▶ [Data listing]
◆ ◆ ◆

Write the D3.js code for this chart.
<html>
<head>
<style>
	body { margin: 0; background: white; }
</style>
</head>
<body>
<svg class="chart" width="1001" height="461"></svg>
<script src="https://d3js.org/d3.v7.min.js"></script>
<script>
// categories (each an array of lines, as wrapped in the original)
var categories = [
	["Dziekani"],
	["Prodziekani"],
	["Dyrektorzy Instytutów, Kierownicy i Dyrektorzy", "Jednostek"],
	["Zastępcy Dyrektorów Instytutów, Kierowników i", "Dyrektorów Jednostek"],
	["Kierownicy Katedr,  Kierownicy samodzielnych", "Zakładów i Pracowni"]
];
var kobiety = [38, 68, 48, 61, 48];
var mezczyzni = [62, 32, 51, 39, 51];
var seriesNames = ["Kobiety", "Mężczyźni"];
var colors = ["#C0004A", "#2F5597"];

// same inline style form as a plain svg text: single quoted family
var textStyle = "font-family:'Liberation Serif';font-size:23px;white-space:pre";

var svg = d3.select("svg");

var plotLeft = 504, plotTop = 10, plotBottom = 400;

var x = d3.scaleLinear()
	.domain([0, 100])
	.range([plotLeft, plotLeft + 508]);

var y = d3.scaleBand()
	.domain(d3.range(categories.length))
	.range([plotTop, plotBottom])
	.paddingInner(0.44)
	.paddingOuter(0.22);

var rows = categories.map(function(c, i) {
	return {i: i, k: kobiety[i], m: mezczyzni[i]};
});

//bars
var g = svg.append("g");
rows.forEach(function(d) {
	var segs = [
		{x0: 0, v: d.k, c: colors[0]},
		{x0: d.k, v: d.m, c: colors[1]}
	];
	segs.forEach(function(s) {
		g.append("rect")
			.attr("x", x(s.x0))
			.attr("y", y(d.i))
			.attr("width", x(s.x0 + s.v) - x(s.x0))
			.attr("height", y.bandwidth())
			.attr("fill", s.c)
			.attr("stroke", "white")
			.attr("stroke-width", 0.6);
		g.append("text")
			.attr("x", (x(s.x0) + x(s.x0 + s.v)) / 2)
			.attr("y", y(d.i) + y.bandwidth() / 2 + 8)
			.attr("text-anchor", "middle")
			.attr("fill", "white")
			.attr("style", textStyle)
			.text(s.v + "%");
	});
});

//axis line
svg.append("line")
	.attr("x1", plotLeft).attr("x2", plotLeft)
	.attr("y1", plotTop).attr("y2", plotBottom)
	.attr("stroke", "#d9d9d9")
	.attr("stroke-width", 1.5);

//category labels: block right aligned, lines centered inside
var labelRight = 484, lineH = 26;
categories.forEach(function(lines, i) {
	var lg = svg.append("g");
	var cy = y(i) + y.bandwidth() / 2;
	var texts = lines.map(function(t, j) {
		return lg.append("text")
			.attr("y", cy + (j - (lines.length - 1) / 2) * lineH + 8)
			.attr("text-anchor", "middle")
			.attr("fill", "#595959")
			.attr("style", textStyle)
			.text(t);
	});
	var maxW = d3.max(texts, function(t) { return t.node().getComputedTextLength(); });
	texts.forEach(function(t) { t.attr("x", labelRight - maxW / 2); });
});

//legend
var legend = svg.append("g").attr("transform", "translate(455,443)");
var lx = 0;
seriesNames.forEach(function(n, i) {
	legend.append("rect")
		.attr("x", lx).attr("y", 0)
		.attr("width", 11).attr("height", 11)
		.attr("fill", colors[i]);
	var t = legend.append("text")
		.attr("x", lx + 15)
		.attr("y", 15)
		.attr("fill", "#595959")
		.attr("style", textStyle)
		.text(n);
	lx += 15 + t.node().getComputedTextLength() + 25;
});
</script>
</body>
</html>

◆ ◆ ◆

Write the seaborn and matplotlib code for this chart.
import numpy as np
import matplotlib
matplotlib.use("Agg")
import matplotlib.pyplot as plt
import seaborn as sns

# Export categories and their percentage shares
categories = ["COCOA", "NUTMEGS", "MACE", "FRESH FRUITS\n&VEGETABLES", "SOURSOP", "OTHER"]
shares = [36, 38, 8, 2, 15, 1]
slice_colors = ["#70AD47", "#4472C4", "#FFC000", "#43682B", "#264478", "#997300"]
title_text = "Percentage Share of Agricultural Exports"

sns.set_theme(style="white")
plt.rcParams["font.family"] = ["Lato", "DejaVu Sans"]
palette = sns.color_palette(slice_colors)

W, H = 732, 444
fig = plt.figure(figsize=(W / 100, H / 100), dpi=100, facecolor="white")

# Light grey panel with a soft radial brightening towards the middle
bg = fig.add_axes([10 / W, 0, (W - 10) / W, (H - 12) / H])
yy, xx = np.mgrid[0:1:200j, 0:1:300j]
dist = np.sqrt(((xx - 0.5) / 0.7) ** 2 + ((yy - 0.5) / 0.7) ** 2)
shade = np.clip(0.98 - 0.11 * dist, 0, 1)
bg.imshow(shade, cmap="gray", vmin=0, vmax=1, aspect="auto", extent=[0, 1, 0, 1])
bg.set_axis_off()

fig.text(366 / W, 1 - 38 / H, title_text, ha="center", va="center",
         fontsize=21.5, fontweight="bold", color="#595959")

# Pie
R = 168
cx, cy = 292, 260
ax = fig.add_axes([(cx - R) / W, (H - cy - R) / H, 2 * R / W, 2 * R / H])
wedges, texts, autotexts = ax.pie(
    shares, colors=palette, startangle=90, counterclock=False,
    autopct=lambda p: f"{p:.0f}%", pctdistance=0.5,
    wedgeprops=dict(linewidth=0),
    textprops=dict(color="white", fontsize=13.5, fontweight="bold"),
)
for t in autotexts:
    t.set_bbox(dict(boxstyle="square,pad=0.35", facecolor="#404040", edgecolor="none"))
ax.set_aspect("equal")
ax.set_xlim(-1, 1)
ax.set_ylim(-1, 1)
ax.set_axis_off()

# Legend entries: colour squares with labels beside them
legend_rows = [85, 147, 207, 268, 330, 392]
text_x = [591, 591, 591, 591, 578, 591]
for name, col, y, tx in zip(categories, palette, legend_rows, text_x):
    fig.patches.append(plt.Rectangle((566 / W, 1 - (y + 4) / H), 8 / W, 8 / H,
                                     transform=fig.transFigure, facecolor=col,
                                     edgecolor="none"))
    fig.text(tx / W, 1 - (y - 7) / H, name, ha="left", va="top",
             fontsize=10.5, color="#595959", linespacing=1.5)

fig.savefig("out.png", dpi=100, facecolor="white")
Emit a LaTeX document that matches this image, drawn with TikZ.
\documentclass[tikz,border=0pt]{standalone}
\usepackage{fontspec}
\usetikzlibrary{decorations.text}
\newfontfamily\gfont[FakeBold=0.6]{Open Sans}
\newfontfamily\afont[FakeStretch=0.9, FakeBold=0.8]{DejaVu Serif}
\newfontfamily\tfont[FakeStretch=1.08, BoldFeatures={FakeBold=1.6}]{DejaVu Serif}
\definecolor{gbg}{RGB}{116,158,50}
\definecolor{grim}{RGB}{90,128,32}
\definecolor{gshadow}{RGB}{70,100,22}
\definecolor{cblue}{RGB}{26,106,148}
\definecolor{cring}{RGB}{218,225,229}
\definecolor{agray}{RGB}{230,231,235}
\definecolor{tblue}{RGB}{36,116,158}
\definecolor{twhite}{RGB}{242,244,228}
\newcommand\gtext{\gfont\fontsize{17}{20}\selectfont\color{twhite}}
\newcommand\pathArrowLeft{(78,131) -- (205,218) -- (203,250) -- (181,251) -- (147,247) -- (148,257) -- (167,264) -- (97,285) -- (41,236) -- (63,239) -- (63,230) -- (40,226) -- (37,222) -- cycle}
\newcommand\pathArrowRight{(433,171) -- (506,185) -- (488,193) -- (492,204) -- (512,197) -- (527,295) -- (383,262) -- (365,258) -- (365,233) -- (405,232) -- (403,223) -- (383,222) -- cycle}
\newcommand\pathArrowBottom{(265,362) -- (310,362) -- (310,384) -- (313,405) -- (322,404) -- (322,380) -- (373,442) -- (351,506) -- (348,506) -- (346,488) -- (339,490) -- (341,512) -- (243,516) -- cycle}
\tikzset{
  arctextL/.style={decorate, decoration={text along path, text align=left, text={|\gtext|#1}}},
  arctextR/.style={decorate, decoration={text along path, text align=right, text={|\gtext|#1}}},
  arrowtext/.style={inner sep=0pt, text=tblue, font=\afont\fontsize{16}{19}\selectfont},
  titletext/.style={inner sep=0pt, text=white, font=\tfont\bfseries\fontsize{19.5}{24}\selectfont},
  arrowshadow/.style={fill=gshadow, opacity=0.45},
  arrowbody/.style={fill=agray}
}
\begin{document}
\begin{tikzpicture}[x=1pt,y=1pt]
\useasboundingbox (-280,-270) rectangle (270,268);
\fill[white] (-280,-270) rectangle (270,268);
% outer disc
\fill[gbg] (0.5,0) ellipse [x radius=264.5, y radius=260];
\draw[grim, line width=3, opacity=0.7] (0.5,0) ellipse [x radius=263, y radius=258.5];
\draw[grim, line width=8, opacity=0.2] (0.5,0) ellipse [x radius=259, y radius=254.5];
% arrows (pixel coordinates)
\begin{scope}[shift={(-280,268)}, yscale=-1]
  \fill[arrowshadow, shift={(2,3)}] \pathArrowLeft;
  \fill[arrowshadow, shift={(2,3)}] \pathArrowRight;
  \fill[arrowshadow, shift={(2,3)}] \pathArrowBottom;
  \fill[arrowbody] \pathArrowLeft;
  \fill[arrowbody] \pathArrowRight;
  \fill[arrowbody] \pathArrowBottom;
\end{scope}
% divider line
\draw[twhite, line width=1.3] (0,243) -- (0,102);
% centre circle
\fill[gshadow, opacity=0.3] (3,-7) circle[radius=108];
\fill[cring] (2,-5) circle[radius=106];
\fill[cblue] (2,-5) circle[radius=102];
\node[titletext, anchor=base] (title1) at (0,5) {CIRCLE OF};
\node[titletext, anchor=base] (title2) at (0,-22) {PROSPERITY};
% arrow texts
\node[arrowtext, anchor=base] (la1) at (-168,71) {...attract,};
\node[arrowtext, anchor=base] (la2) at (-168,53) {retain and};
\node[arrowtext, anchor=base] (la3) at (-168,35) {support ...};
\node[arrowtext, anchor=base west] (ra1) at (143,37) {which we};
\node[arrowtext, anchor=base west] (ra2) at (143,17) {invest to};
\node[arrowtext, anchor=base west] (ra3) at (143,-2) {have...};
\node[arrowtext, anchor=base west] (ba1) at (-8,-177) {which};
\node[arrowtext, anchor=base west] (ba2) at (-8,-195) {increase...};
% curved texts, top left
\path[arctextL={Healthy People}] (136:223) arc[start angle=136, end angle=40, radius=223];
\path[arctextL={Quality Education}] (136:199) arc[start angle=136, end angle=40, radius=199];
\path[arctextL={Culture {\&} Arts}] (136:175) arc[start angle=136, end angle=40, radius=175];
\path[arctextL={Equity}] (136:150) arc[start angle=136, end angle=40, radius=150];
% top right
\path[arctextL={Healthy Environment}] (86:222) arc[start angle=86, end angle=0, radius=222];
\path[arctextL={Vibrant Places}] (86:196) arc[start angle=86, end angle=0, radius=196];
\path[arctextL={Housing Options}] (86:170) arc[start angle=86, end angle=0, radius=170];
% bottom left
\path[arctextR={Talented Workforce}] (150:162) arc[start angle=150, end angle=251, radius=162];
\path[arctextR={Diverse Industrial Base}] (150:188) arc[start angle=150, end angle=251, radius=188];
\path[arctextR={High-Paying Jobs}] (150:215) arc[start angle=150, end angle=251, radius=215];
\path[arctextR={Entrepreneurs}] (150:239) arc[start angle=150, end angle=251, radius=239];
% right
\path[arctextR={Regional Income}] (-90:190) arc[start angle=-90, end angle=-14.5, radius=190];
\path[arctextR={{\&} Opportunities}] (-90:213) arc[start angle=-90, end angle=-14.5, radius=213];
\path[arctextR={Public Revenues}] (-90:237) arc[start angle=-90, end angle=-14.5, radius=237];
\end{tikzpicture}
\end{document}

◆ ◆ ◆

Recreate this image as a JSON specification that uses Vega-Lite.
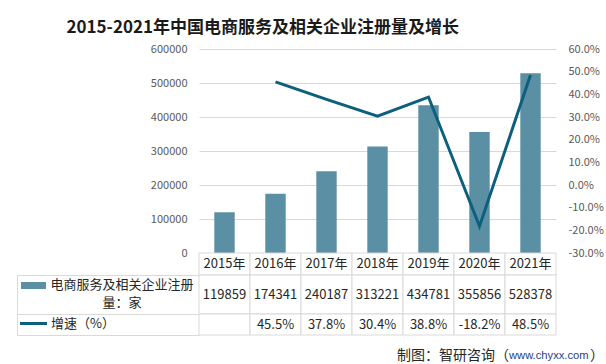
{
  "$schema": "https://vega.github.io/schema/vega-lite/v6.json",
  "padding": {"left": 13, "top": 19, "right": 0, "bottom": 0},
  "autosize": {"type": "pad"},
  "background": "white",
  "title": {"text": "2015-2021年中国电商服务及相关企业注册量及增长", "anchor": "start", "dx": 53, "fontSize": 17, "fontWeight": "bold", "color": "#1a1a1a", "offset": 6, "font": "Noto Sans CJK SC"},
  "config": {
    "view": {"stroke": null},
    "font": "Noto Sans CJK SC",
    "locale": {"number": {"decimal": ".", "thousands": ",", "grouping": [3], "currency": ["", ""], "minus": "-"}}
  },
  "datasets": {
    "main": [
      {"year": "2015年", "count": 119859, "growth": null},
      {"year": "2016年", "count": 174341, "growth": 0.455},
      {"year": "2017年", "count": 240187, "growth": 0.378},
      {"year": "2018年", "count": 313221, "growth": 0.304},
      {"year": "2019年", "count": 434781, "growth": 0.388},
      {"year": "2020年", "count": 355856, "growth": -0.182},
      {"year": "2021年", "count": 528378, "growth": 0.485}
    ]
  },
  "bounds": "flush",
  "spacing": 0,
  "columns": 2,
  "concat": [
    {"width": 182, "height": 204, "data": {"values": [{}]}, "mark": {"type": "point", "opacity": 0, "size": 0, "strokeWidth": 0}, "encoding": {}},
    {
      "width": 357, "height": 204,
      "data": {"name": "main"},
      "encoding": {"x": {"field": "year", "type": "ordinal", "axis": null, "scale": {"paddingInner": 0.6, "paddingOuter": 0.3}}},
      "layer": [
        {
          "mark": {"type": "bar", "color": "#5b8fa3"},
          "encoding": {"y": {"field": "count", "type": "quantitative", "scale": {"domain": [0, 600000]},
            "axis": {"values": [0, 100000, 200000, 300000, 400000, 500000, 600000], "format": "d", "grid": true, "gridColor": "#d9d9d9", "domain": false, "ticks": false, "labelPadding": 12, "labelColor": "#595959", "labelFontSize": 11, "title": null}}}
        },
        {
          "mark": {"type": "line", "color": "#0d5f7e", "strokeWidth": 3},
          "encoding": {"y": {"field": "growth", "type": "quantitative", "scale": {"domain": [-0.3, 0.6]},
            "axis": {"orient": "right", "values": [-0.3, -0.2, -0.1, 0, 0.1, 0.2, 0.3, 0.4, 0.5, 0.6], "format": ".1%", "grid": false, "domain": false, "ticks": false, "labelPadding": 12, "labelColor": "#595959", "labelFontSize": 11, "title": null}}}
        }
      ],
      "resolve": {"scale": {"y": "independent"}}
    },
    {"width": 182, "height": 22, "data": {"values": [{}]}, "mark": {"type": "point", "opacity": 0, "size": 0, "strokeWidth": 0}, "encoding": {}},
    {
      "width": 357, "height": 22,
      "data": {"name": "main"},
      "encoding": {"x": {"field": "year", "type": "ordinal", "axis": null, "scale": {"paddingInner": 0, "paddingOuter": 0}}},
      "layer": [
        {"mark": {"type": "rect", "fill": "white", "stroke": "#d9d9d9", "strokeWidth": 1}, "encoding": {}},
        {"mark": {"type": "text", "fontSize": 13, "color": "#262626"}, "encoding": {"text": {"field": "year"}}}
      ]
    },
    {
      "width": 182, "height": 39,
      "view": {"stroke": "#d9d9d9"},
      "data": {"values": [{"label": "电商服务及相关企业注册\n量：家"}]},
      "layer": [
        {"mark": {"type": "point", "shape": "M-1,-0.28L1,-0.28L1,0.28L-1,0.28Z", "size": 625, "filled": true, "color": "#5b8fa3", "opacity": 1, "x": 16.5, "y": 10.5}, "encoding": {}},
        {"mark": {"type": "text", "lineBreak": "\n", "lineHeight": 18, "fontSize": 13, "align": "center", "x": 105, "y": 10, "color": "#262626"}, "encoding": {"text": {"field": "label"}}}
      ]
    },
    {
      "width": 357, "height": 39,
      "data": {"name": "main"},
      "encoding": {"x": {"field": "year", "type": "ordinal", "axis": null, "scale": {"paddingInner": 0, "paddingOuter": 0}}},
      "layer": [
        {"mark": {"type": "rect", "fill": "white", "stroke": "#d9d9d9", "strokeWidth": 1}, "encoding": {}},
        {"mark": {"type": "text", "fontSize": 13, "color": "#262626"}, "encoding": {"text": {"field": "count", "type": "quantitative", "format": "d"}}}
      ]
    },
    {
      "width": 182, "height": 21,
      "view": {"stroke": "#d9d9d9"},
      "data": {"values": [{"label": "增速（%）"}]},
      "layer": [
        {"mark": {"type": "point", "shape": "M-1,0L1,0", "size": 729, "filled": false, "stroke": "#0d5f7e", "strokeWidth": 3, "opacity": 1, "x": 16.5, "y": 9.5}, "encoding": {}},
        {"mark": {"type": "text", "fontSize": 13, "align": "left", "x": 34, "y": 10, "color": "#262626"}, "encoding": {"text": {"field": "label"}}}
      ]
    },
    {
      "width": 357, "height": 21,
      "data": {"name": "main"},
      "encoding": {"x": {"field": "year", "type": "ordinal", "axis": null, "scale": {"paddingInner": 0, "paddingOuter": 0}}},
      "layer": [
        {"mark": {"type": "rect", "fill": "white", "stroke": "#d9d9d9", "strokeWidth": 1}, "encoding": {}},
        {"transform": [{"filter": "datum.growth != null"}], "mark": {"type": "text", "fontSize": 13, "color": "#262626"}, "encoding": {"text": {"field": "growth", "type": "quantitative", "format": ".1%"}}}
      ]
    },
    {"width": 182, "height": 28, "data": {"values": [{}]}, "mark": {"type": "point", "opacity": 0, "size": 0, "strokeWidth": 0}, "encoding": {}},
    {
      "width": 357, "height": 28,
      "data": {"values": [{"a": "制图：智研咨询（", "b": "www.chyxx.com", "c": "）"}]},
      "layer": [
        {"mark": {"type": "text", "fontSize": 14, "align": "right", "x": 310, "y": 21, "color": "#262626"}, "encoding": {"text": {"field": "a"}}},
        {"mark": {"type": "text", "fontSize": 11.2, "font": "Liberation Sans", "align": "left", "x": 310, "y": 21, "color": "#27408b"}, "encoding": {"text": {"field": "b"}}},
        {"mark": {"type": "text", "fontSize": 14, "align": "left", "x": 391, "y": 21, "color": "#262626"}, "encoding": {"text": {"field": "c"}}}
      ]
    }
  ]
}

◆ ◆ ◆

▶ [Task directions] Output exactly the lines running from the line containing "Write the D3.js code for this chart." through the line containing "plotLeft + 508]);", and only those lines.

▶ [Written response]
Write the D3.js code for this chart.
<html>
<head>
<style>
	body { margin: 0; background: white; }
</style>
</head>
<body>
<svg class="chart" width="1001" height="461"></svg>
<script src="https://d3js.org/d3.v7.min.js"></script>
<script>
// categories (each an array of lines, as wrapped in the original)
var categories = [
	["Dziekani"],
	["Prodziekani"],
	["Dyrektorzy Instytutów, Kierownicy i Dyrektorzy", "Jednostek"],
	["Zastępcy Dyrektorów Instytutów, Kierowników i", "Dyrektorów Jednostek"],
	["Kierownicy Katedr,  Kierownicy samodzielnych", "Zakładów i Pracowni"]
];
var kobiety = [38, 68, 48, 61, 48];
var mezczyzni = [62, 32, 51, 39, 51];
var seriesNames = ["Kobiety", "Mężczyźni"];
var colors = ["#C0004A", "#2F5597"];

// same inline style form as a plain svg text: single quoted family
var textStyle = "font-family:'Liberation Serif';font-size:23px;white-space:pre";

var svg = d3.select("svg");

var plotLeft = 504, plotTop = 10, plotBottom = 400;

var x = d3.scaleLinear()
	.domain([0, 100])
	.range([plotLeft, plotLeft + 508]);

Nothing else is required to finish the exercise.